New definition of levelized cost of energy storage and its application to reversible solid oxide fuel-cell

Abstract

Renewable energy installation capacity has rapidly increased in recent years. Subsequently, developing and commercializing large energy storage systems (ESSs) has become an important research objective. To evaluate development and compare between different ESSs, levelized cost of energy storage (LCOES) has been used. However, current LCOES often includes cost of electricity production in total investment, and neglects off-design characteristic of ESSs. Therefore, we proposed a new definition for the LCOES (LCOES2) to resolve these problems. An ESS using RSOFC coupled with waste steam was investigated for ESS efficiency characterization. The proposed ESSs and LCOES calculations were applied to South Korea case. The hourly average solar power data for each month was used. Hydrogen production and consumption were matched for sizing ESS and estimating electricity demand profile.

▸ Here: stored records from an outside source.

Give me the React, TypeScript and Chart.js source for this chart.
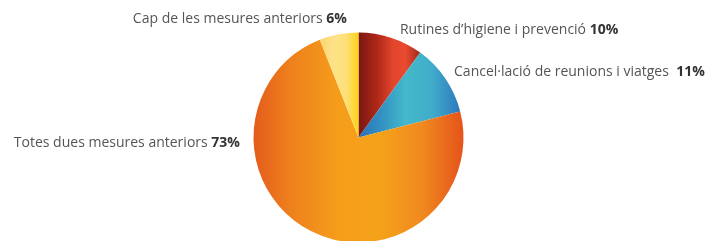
import React, { useEffect, useRef } from "react";
import { Chart, registerables } from "chart.js";

Chart.register(...registerables);

const categories = [
  "Rutines d\u2019higiene i prevenció",
  "Cancel·lació de reunions i viatges ",
  "Totes dues mesures anteriors",
  "Cap de les mesures anteriors",
];
const values = [10, 11, 73, 6];
const valueLabels = ["10%", "11%", "73%", "6%"];

// gradient stops: [offset from centre in units of radius, colour]
const gradientStops: [number, string][][] = [
  [[0, "#7a1711"], [0.18, "#b02818"], [0.33, "#e3452d"], [0.45, "#e84b30"], [0.6, "#9c2317"]],
  [[0, "#2a6fb9"], [0.25, "#3597c4"], [0.45, "#44b9ca"], [0.7, "#40acca"], [1.0, "#2b72bd"]],
  [[-1, "#e45c1c"], [-0.65, "#ee801d"], [-0.2, "#f59d1a"], [0.2, "#f5a21a"], [0.6, "#f08a1f"], [1.0, "#e5531b"]],
  [[-0.37, "#fcd46a"], [-0.25, "#fde289"], [-0.12, "#fee07a"], [0, "#fdd118"]],
];

// label placement relative to pie centre, in radius units
const labelPos: { dx: number; dy: number; align: "left" | "right" }[] = [
  { dx: 0.395, dy: -0.986, align: "left" },
  { dx: 0.91, dy: -0.586, align: "left" },
  { dx: -1.129, dy: 0.09, align: "right" },
  { dx: -0.11, dy: -1.09, align: "right" },
];

const labelPlugin = {
  id: "sliceLabels",
  afterDraw(chart: any) {
    const { ctx, chartArea } = chart;
    const cx = (chartArea.left + chartArea.right) / 2;
    const cy = (chartArea.top + chartArea.bottom) / 2;
    const r = Math.min(chartArea.right - chartArea.left, chartArea.bottom - chartArea.top) / 2;
    ctx.save();
    ctx.textBaseline = "alphabetic";
    categories.forEach((name, i) => {
      const p = labelPos[i];
      const x = cx + p.dx * r;
      const y = cy + p.dy * r;
      const normal = '14px "Open Sans"';
      const bold = 'bold 14px "Open Sans"';
      ctx.font = normal;
      const w1 = ctx.measureText(name + " ").width;
      ctx.font = bold;
      const w2 = ctx.measureText(valueLabels[i]).width;
      const start = p.align === "left" ? x : x - (w1 + w2);
      ctx.textAlign = "left";
      ctx.font = normal;
      ctx.fillStyle = "#555555";
      ctx.fillText(name + " ", start, y);
      ctx.font = bold;
      ctx.fillStyle = "#333333";
      ctx.fillText(valueLabels[i], start + w1, y);
    });
    ctx.restore();
  },
};

export default function App() {
  const ref = useRef<HTMLCanvasElement>(null);
  useEffect(() => {
    document.body.style.margin = "0";
    const canvas = ref.current!;
    const chart = new Chart(canvas, {
      type: "pie",
      data: {
        labels: categories,
        datasets: [
          {
            data: values,
            borderWidth: 0,
            backgroundColor: (c: any) => {
              const ch = c.chart;
              const area = ch.chartArea;
              const stops = gradientStops[c.dataIndex] || gradientStops[0];
              if (!area) return stops[0][1];
              const cx = (area.left + area.right) / 2;
              const r = Math.min(area.right - area.left, area.bottom - area.top) / 2;
              const x0 = cx + stops[0][0] * r;
              const x1 = cx + stops[stops.length - 1][0] * r;
              const g = ch.ctx.createLinearGradient(x0, 0, x1, 0);
              stops.forEach(([o, col]) => {
                g.addColorStop((cx + o * r - x0) / (x1 - x0), col);
              });
              return g;
            },
          },
        ],
      },
      options: {
        responsive: false,
        animation: false,
        layout: { padding: { top: 32.5, bottom: 7.5, left: 253.5, right: 245.5 } },
        plugins: { legend: { display: false }, tooltip: { enabled: false } },
      },
      plugins: [labelPlugin],
    });
    return () => chart.destroy();
  }, []);
  return (
    <div style={{ position: "absolute", left: 0, top: 0, width: 709, height: 241, overflow: "hidden", background: "#fff" }}>
      <canvas ref={ref} width={709} height={250} style={{ display: "block" }} />
    </div>
  );
}
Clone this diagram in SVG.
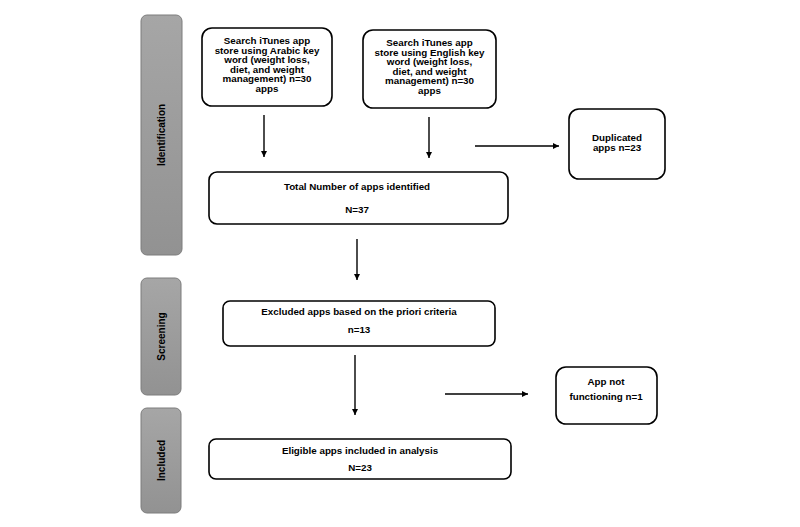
<svg xmlns="http://www.w3.org/2000/svg" width="800" height="527" viewBox="0 0 800 527">
<defs>
<linearGradient id="bar" x1="0" y1="0" x2="0" y2="1">
<stop offset="0" stop-color="#a6a6a6"/>
<stop offset="1" stop-color="#929292"/>
</linearGradient>
<marker id="ah" viewBox="0 0 10 10" refX="10" refY="5" markerWidth="6" markerHeight="6" markerUnits="userSpaceOnUse" orient="auto">
<path d="M0,0 L10,5 L0,10 z" fill="#000"/>
</marker>
<style>
.bar{fill:url(#bar);stroke:#7d7d7d;stroke-width:1}
.box{fill:#fff;stroke:#000;stroke-width:1.6}
.t{font-family:"Liberation Sans",Arial,sans-serif;font-weight:bold;font-size:9.8px;fill:#000;text-anchor:middle}
.bt{font-family:"Liberation Sans",Arial,sans-serif;font-weight:bold;font-size:10px;fill:#000;text-anchor:middle}
.c{stroke:#000;stroke-width:1.4;fill:none;marker-end:url(#ah)}
</style>
</defs>
<rect width="800" height="527" fill="#fff"/>
<g id="stage-identification">
<rect class="bar" x="141" y="15" width="41" height="240" rx="6"/>
<text class="bt" transform="translate(165,135) rotate(-90)">Identification</text>
</g>
<g id="stage-screening">
<rect class="bar" x="141" y="278" width="40" height="117" rx="6"/>
<text class="bt" transform="translate(164.5,336.5) rotate(-90)">Screening</text>
</g>
<g id="stage-included">
<rect class="bar" x="141" y="408" width="40" height="105" rx="6"/>
<text class="bt" transform="translate(164.5,460.5) rotate(-90)">Included</text>
</g>
<g id="search-arabic">
<rect class="box" x="202" y="28" width="130" height="78" rx="10"/>
<text class="t" x="267" y="44">Search iTunes app</text>
<text class="t" x="267" y="53.5">store using Arabic key</text>
<text class="t" x="267" y="63">word (weight loss,</text>
<text class="t" x="267" y="72.5">diet, and weight</text>
<text class="t" x="267" y="82">management) n=30</text>
<text class="t" x="267" y="91.5">apps</text>
</g>
<g id="search-english">
<rect class="box" x="363" y="30" width="133" height="78" rx="10"/>
<text class="t" x="429.5" y="46">Search iTunes app</text>
<text class="t" x="429.5" y="55.5">store using English key</text>
<text class="t" x="429.5" y="65">word (weight loss,</text>
<text class="t" x="429.5" y="74.5">diet, and weight</text>
<text class="t" x="429.5" y="84">management) n=30</text>
<text class="t" x="429.5" y="93.5">apps</text>
</g>
<g id="duplicated">
<rect class="box" x="569" y="109" width="96" height="70" rx="10"/>
<text class="t" x="617" y="141">Duplicated</text>
<text class="t" x="617" y="151">apps n=23</text>
</g>
<g id="total">
<rect class="box" x="209" y="172" width="299" height="52" rx="8"/>
<text class="t" x="357" y="189.5">Total Number of apps identified</text>
<text class="t" x="357" y="212.5">N=37</text>
</g>
<g id="excluded">
<rect class="box" x="223" y="301" width="272" height="45" rx="7"/>
<text class="t" x="359" y="315">Excluded apps based on the priori criteria</text>
<text class="t" x="359" y="332.5">n=13</text>
</g>
<g id="not-functioning">
<rect class="box" x="556" y="367" width="101" height="57" rx="10"/>
<text class="t" x="606" y="385">App not</text>
<text class="t" x="606" y="400">functioning n=1</text>
</g>
<g id="eligible">
<rect class="box" x="209" y="439" width="302" height="40" rx="7"/>
<text class="t" x="360" y="454">Eligible apps included in analysis</text>
<text class="t" x="360" y="471">N=23</text>
</g>
<g id="connectors">
<line class="c" x1="264" y1="115" x2="264" y2="157"/>
<line class="c" x1="429" y1="117" x2="429" y2="158"/>
<line class="c" x1="475" y1="146" x2="559" y2="146"/>
<line class="c" x1="357" y1="239" x2="357" y2="280"/>
<line class="c" x1="355" y1="355" x2="355" y2="415"/>
<line class="c" x1="445" y1="394" x2="528" y2="394"/>
</g>
</svg>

The results show that, conventional LCOES, which considers charging electricity cost, overestimated the cost by 7.7% and 14.8% compared to the LCOES2, at RSOFC stack cost of $700/kW and $225/kW, respectively. The constant part-load efficiency model resulted in lower LCOES values, by up to 6.3%, due to higher overall round-trip efficiency. The new LCOES definition, considering variable part-load efficiency, was proved to be an efficiency-sensitive and reliable cost indicator.